Ex is at it again

Anonymous
Anonymous wrote:I have to co parent with the asshole. I would love never have to deal with him again, but I have to. It's the only reason for me living where I do. To be a parent. Make sense?


So why are you wondering where the hell his girlfriend is when he's chatting another woman? Very weird.
Anonymous
I wasn't. My friend said it was what she was thinking she talked to him.

And then told me when she got to my place. That's kinda it.

So I found it to be interesting and posted it here.

I guess being real is a case for me to be judged.
Anonymous
Anonymous wrote:
Anonymous wrote:I have to co parent with the asshole. I would love never have to deal with him again, but I have to. It's the only reason for me living where I do. To be a parent. Make sense?


So why are you wondering where the hell his girlfriend is when he's chatting another woman? Very weird.

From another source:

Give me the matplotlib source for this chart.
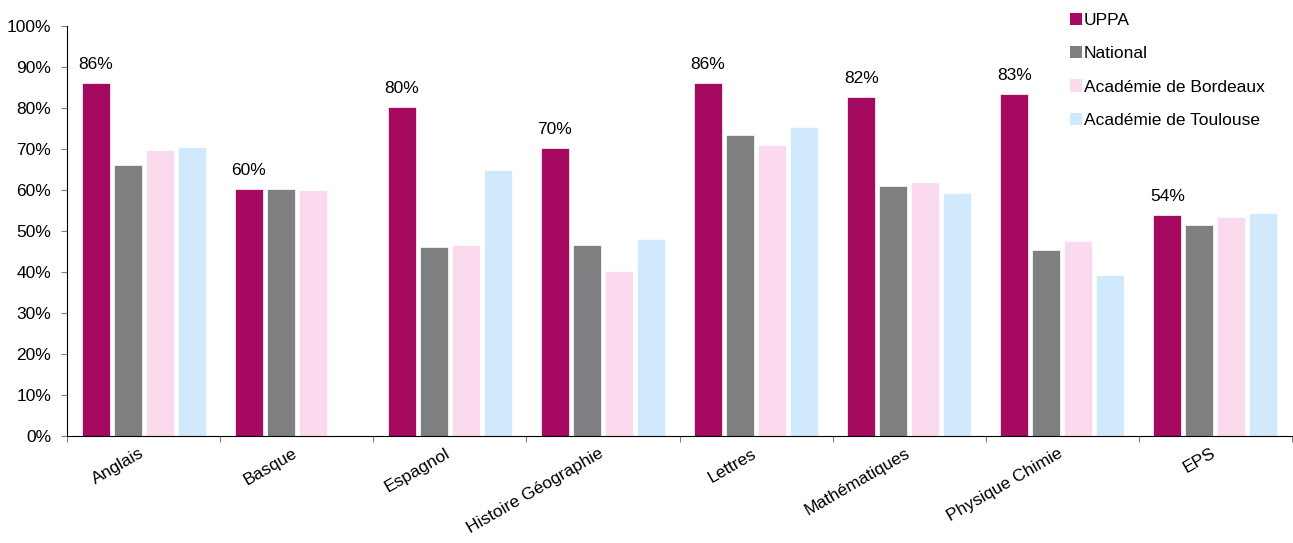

NP here. Really, if you divorced a man because he cheated on you, you would not think twice about that ex flirting with your friend while he has a gf - in other words, behaving unfaithfully again? If that really would not stick in your mind for at least a minute, I think THAT is abnormal. It is completely normal and human to hear or see things about an ex that echo problems in the marriage and reflect on it. IMO it's actually healthy. It's not about pining for him; it's about reflecting on the marriage and why it ended. Let's take the romantic aspect out of it. Let's say you divorced a man because he was a raging alcoholic and refused treatment. If your friend told you that she saw him out at a bar drunk and still pounding shots, wouldn't you reflect on that?

When you divorce, it really plays with your mind. No matter how much crap your ex threw at you, when you see how your kids are hurt by the divorce it makes you question whether things really were that bad. And then when you see new evidence that things really would still be that bad had you stayed, it confirms that you made the right decision and also helps you to understand what red flags to look for in future relationships. At least this is how it has been for me.
Anonymous
Anonymous wrote:
Anonymous wrote:I have to co parent with the asshole. I would love never have to deal with him again, but I have to. It's the only reason for me living where I do. To be a parent. Make sense?


So why are you wondering where the hell his girlfriend is when he's chatting another woman? Very weird.


It's always good to get validation of a major life decision, even if you're already sure you made the right choice.
If he appears to be in the process of cheating on his girlfriend, than the failure of the marriage is due to the EX and there was really nothing she could have done. Even if she knows that, it's nice to get additional proof, especially when a friend is witness to it.
Anonymous
Anonymous wrote:
Anonymous wrote:
Anonymous wrote:I have to co parent with the asshole. I would love never have to deal with him again, but I have to. It's the only reason for me living where I do. To be a parent. Make sense?


So why are you wondering where the hell his girlfriend is when he's chatting another woman? Very weird.


It's always good to get validation of a major life decision, even if you're already sure you made the right choice.
If he appears to be in the process of cheating on his girlfriend, than the failure of the marriage is due to the EX and there was really nothing she could have done. Even if she knows that, it's nice to get additional proof, especially when a friend is witness to it.


Exactly! That's why I found it interesting. Proof is in the pudding - Makes me feel thankful that I don't have to deal with that anymore.
Anonymous
I understand OP. It's kind of validating that the ex A hole is still an A hole, with our without you.

I don't know much about what goes on in my ex's relationship. He was a serial cheater with me. All I got wind of is an unidentified earring had been found in his house, and apparently it became a big thing. The implication was she found it, blamed him for having a girl over, and he was trying to find the owner of the earring. He even tried to say it was our child's. That's how I got asked about it.

She knows she's with a lying sack of sh*t. Where there is smoke...
Anonymous
Anonymous wrote:I think she felt weird about it but I'm glad she told be. No biggie. She has my back.


I think DH held her up etc to make you sweat. Nothing more.
Anonymous
Nah I wasn't wondering where she was at all. Believe me a he wouldn't do anything to have to think about me. The situation was entirely about him. It always is.
Anonymous
Think about this. In his horn dog mind, he believes your friend would be a good sheet partner.

Instead of being disgusted by him, let your friend know that's what he thinks of her. An easy piece of ass.

That's disrespectful.
Anonymous
Anonymous wrote:I wasn't. My friend said it was what she was thinking she talked to him.

And then told me when she got to my place. That's kinda it.

So I found it to be interesting and posted it here.

I guess being real is a case for me to be judged.


You are obsessing over him. Leave it alone and forget it. What he does and with whom has zero to do with you, anymore. Count yourself lucky and move on.
Anonymous
How is answering posts here obsessing over him?

Yep, I feel damn lucky to have the balls to leave.
Anonymous
Remember: He is HER problem now.

Everything you had to deal with in your marriage with this rat is now all on her.

Be grateful that you are free of this douche bag for good.